Physicists have new ideas on how to do it

May 9, 2009 10:35 GMT  ·  By

Ever since the fist science-fiction books and movies came out, people have been fascinated with the idea of traveling faster than the speed of light. One could say that it's just a psychological thing, brought forth by theories stating that nothing in the Universe can travel faster than the speed of light. But, over the years, scientists and physicists have attempted early calculations and theories, to test if it's indeed possible to achieve or exceed “warp speed.” A new approach, now devised by Baylor University experts, may hold the key to making fiction a reality, ScienceDaily reports.

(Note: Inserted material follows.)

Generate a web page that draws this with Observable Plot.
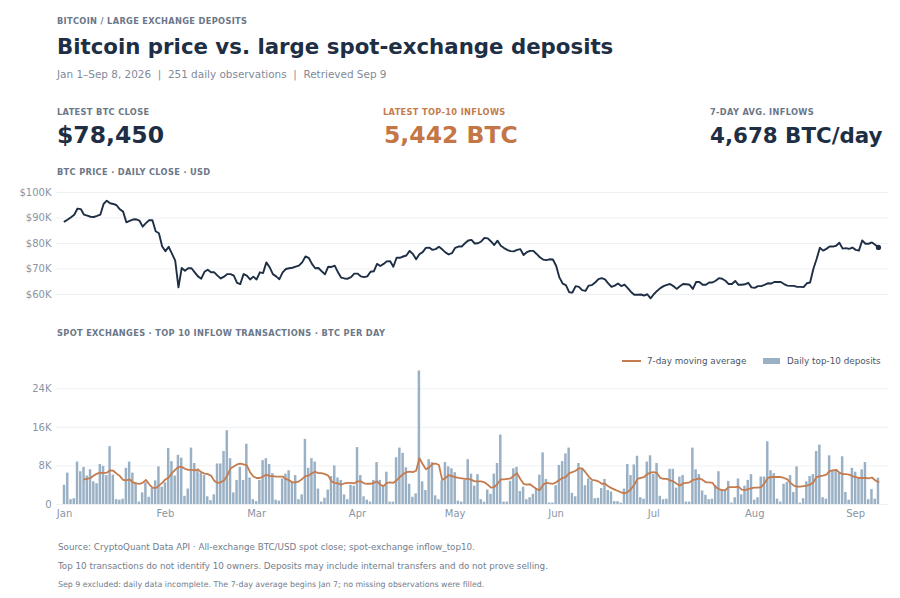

Associate professor of physics Dr. Gerald Cleaver and post-doctoral student Dr. Richard Obousy believe that they may have discovered a way of traveling faster than the speed of light, without actually breaking just about every law of physics discovered by man. They hypothesize that humans could devise a way of controlling the three dimensions around a spacecraft, through the use of high amounts of energy, which in turn would create a protective bubble around the vessel, protecting it from all sorts of paradoxes and violations it would otherwise trigger.

 

One way of constructing the bubble, they say, would be by generating dark energy, and, in order to do this, they believe manipulating the 11-dimensions would be the only solution. According to Cleaver, positive dark energy is the force that drives the expansion of the Universe, and that, just after the Big Bang, it was the main engine that made the Cosmos inflate, faster than the speed which light came to have afterwards. The team believes that the energy also influences the flow of time, as the Universe expands at a speed soon-to-be-determined by Hubble's Constant.

 

“Think of it like a surfer riding a wave. The ship would be pushed by the bubble and the bubble would be traveling faster than the speed of light,” explains the expert, who, together with Obousy, co-authored a paper detailing the new theory. The study was published in a recent issue of the Journal of the British Interplanetary Society. The duo also reports that their method relies on the Alcubierre drive, which proposes that the very fabric of space can be expanded into a bubble behind the spacecraft, and shrunk in front of it. The resulting differences would propel the ship forward faster than the speed of light.

 

The hitch in their approach, the team admits, is the enormous amounts of energy that would be required to influence the 11-dimensions. Estimative calculations place that amount as being roughly equivalent to the entire mass of Jupiter being converted into positive dark energy. “That is an enormous amount of energy. We are still a very long way off before we could create something to harness that type of energy,” Cleaver concludes.